Con el ceño fruncido y manos nerviosas aguardaba en la mesa del bar.
Sus ojos curiosos recorrían las mesas restantes, mientras hacia repicar los dedos en el plato del café ya tibio.
Se detuvo por un instante frente al papel, pensando en un comienzo adecuado. Nada lo convencía.
Volvió a arrugar otra hoja, dejándola a un lado, junto a las demás.
No estaba acostumbrado a esta situación, ni a tener que definir tan drásticamente una etapa de su vida. No sabía como despedirse. Aun estando rodeado de recuerdos en el clásico Touring Club , con la melancolía a flor de piel, las palabras no surgían tan espontáneamente como de costumbre. Por el contrario, entorpecía su necesidad de regresar a casa por la valija, llamar el taxi de la parada de la esquina y recorrer velozmente la ciudad sorteando los bulliciosos vehículos, típicos del tráfico de media mañana, rumbo al aeropuerto.
Una mesa contra la ventana, una figura recortándose a contraluz y un perfume denso, a flores y frutas, que llegaba a él como una bocanada de jardín, lo hizo regresar de una sola vez a su mesa en el bar.
Le llamo la atención aquella mujer que, sola en la mesa para dos, revolvía con su dedo índice el cubo de hielo en un vaso de aparente agua tónica.

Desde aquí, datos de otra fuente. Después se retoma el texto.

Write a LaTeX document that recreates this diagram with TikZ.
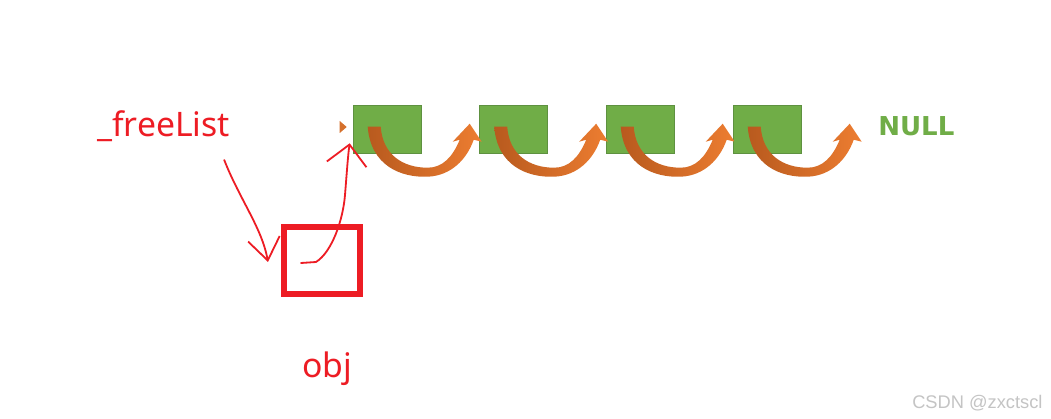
\documentclass[tikz,border=0pt]{standalone}
\usepackage{fontspec}
\setmainfont{Noto Sans}
\newfontfamily\tagfont{DejaVu Sans}
\newfontfamily\markfont{Liberation Sans}
\usepackage{tikz}
\usetikzlibrary{positioning,arrows.meta,calc}
\definecolor{mBoxGreen}{HTML}{70AD47}
\definecolor{mBoxEdge}{HTML}{5E9140}
\definecolor{mDarkOrange}{HTML}{B85A1E}
\definecolor{mOrange}{HTML}{ED7D31}
\definecolor{mPenRed}{HTML}{ED1C24}
\definecolor{mMarkGray}{HTML}{C4C4C4}
\tikzset{
  pen/.style={draw=mPenRed, line width=0.045cm, line cap=round, line join=round},
  hop/.style={left color=mDarkOrange, right color=mOrange, draw=none}
}
\newcommand{\blocknode}[2]{%
 \node[draw=mBoxEdge, fill=mBoxGreen, line width=0.4pt, minimum width=1.7cm, minimum height=1.2cm, inner sep=0pt] (#2) at (#1,129) {};%
}
% curved block arrow, drawn from the top left corner of a box
\newcommand{\hoparrow}[1]{%
 \begin{scope}[shift={(#1.north west)}]
 \path[hop] (15,22) .. controls (18,61) and (48,73) .. (75,72)
   .. controls (98,71) and (114,55) .. (121,35) -- (129,37) -- (117,19) -- (100,37) -- (107,35)
   .. controls (100,52) and (90,63) .. (75,63) .. controls (50,63) and (30,50) .. (28,22) -- cycle;
 \end{scope}}

\begin{document}
\begin{tikzpicture}[x=0.025cm, y=-0.025cm]
\useasboundingbox[fill=white] (0,0) rectangle (1051,419);
\blocknode{387}{b1}
\blocknode{513.5}{b2}
\blocknode{640}{b3}
\blocknode{767}{b4}
\hoparrow{b1}
\hoparrow{b2}
\hoparrow{b3}
\hoparrow{b4}
\fill[mOrange!90!black] ($(b1.west)+(-13,-8)$) -- ($(b1.west)+(-6,-2)$) -- ($(b1.west)+(-13,4)$) -- cycle;
\node[anchor=base west, inner sep=0pt, text=mBoxGreen, font={\tagfont\bfseries\fontsize{18.5}{21}\selectfont}] (null) at (878,136) {NULL};
\node[anchor=base west, inner sep=0pt, text=mPenRed, font={\fontsize{24}{28}\selectfont}] (free) at (97,137) {\_freeList};
\node[draw=mPenRed, line width=0.15cm, minimum width=1.9cm, minimum height=1.65cm, inner sep=0pt] (objbox) at (322,260.5) {};
\node[anchor=base west, inner sep=0pt, text=mPenRed, font={\fontsize{24}{28}\selectfont}] (objname) at (302,377) {obj};
\draw[pen, -{Straight Barb[length=0.55cm, width=0.8cm]}] ($(free.base east)+(-6,23)$)
  .. controls (240,200) and (262,228) .. ($(objbox.west)+(-13,1.5)$);
\draw[pen, -{Straight Barb[length=0.5cm, width=1cm]}] ($(objbox.center)+(-21,2.5)$) -- (316,262)
  .. controls (332,252) and (343,220) .. (345,195) .. controls (347,170) and (348,155) .. ($(b1.south west)+(-3,-10)$);
\node[anchor=base west, inner sep=0pt, text=mMarkGray, font={\markfont\fontsize{13}{15}\selectfont}] (mark) at (912,408) {CSDN @zxctscl};
\end{tikzpicture}
\end{document}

De vez en cuando ella lo miraba con curiosidad. Tal vez le molestaba el crujir de la hoja vez tras vez. Pensó que era uno de esos escritores fracasados que suelen sentarse a la mesa de un bar, con el cigarrillo en una mano y la pluma en otra, observando... sólo observando.

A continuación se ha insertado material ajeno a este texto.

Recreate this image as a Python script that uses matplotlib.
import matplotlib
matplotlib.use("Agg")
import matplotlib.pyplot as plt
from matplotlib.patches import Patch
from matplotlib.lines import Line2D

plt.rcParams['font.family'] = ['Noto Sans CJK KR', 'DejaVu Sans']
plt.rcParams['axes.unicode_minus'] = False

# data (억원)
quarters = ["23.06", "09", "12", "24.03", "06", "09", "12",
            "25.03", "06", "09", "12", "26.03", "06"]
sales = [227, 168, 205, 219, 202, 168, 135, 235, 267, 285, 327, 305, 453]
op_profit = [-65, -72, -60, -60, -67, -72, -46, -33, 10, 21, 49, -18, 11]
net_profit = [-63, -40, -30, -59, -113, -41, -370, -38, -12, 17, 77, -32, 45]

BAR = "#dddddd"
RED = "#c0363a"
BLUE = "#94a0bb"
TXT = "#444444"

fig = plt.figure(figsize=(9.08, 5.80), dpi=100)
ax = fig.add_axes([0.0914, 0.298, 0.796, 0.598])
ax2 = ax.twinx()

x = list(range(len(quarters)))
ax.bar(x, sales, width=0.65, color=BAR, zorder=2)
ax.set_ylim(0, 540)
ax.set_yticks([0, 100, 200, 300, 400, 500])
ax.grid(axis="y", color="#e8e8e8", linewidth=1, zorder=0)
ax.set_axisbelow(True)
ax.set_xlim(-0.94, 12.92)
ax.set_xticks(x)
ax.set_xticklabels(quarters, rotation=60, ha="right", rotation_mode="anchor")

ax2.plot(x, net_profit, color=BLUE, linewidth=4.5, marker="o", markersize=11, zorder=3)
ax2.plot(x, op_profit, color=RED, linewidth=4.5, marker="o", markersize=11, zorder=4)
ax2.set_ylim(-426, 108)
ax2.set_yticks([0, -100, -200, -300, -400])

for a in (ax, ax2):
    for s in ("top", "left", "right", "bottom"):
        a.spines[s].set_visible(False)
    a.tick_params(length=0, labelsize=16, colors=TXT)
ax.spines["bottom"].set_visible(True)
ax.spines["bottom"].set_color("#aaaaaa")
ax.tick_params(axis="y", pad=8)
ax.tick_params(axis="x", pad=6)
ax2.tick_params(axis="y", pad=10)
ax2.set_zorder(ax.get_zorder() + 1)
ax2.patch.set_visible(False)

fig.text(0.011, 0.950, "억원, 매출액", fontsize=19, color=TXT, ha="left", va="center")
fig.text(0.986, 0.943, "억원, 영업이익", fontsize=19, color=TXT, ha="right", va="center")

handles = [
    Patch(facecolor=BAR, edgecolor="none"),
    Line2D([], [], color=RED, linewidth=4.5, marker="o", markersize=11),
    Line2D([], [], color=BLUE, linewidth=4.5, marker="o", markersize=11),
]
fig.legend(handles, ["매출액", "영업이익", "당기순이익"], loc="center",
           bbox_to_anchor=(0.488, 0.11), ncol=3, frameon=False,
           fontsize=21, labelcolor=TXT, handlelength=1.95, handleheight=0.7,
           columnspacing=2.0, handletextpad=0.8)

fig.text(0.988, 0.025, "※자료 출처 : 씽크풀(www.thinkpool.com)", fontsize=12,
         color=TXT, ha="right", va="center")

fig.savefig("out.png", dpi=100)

Sonrió para si. "Quizás escriba sobre mi...", dijo ella entre dientes, y continuó con su mirada en la calle.
Se olvidó por completo de su intrigante escritor.
Sus ojos se perdieron entre la gente... la gente que iba y venía.

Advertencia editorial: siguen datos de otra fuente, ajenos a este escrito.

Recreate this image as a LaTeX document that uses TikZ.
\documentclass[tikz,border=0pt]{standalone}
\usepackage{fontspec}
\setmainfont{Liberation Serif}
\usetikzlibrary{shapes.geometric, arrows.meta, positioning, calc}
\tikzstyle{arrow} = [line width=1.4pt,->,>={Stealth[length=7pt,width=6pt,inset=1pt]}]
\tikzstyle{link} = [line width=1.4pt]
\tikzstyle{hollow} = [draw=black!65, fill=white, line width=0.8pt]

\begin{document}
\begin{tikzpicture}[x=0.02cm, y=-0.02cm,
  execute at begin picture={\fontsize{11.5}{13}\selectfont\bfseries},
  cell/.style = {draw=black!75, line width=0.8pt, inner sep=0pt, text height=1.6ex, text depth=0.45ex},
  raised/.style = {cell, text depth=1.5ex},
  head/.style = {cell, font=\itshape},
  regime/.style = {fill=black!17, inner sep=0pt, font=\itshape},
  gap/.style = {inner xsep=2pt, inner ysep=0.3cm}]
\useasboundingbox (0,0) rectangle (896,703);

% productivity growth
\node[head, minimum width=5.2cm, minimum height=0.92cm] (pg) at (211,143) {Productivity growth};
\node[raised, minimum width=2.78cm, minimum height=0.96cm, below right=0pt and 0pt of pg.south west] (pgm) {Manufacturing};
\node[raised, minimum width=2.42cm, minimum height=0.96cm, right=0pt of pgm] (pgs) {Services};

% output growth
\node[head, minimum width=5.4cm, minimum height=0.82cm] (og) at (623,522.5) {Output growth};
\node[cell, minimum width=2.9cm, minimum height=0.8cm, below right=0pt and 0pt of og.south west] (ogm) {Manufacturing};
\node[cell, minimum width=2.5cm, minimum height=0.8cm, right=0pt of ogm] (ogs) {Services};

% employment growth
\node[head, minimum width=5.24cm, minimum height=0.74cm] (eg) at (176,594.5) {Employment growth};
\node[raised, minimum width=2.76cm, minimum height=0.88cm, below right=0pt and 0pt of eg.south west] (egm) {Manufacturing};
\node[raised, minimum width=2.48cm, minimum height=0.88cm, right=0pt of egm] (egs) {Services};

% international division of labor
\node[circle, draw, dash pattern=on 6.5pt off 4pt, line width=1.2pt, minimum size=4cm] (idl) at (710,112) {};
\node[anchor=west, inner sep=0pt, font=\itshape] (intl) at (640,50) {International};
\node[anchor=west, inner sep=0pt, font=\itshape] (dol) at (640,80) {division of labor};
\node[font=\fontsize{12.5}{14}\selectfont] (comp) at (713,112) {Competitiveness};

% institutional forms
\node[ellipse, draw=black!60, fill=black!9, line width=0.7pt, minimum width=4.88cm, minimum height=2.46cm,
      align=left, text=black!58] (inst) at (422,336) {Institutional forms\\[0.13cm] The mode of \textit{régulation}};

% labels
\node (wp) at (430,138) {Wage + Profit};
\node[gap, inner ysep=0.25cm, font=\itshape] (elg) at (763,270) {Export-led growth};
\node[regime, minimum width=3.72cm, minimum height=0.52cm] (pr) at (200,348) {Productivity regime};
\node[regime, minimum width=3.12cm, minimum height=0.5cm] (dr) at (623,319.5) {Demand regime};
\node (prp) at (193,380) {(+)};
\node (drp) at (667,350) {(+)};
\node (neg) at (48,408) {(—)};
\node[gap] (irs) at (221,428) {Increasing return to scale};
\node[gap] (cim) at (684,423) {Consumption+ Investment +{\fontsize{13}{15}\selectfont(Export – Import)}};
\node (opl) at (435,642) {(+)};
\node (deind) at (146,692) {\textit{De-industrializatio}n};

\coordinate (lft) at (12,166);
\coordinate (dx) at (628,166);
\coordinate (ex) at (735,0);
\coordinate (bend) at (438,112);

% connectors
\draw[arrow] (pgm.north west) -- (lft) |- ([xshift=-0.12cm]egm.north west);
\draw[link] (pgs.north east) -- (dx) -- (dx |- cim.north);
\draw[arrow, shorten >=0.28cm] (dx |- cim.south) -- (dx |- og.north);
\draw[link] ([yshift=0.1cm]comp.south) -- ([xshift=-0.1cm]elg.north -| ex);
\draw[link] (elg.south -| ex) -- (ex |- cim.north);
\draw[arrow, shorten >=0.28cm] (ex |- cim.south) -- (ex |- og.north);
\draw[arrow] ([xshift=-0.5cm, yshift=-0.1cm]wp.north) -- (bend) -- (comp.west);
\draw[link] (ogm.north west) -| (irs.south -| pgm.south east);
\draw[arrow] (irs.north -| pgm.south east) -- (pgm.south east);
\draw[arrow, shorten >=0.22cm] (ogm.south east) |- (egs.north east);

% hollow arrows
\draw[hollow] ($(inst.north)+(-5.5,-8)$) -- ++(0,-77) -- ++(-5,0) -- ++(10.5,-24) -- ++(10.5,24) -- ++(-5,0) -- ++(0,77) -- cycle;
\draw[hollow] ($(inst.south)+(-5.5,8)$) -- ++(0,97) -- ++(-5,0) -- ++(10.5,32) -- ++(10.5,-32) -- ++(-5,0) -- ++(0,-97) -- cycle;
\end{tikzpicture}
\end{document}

Él volvió a concentrarse en la carta. Era consciente que sus amigos le reprocharían la manera de alejarse. Le pesaba, pero no lo suficiente como para desistir de aquella idea.
Y en un instante regresaban los recuerdos con la misma densidad del perfume de aquella difusa mujer junto a la ventana… los paseos por el río, los cafecitos los lunes en la mañana con Rodrigo y Marcos en el Touring, la playa en invierno, el cine los viernes por la noche, el asado con amigos los sábados, los domingos por la tarde en la plaza Centenario… todo lo ligaba al valle. Recordaba aquellas palabras de Jorge Spíndola:
la vida se siente cómoda aquí adentro, se suelta el pelo y anda por las mesas como si fuera un lustra, sueños que acaricia los pasos de la gente. Y uno la ve tan bonita que agarra una servilleta de papel y no tiene más remedio que escribir... la vida va juntando las palabras de la gente en servilletas de papel...si uno juntara estos papelitos podría reconstruir el alma de la ciudad....
Poco a poco fue haciéndose a la idea de que esas imágenes, tan vívidas hoy en aquella mesa, se convertirían en fotos viejas de un álbum empolvado en su caja de mudanza.
Cuando la mujer de la ventana se levantó, y le dirigió una mirada excrutadora… alzó su muñeca y se fijó en el reloj. Era hora de irse.
Lentamente se levantó, saludó a Julián, el mozo, y empujó la pesada y vieja puerta del bar. El aire frío de la calle le pegó en la cara como una cachetada. Recorrió en silencio algunas cuadras de la Avda. Fontana y encaró por San Martín hasta la plaza. Tomó un taxi y rumbeó para su casa… viendo el ir y venir de la gente, alma de su ciudad.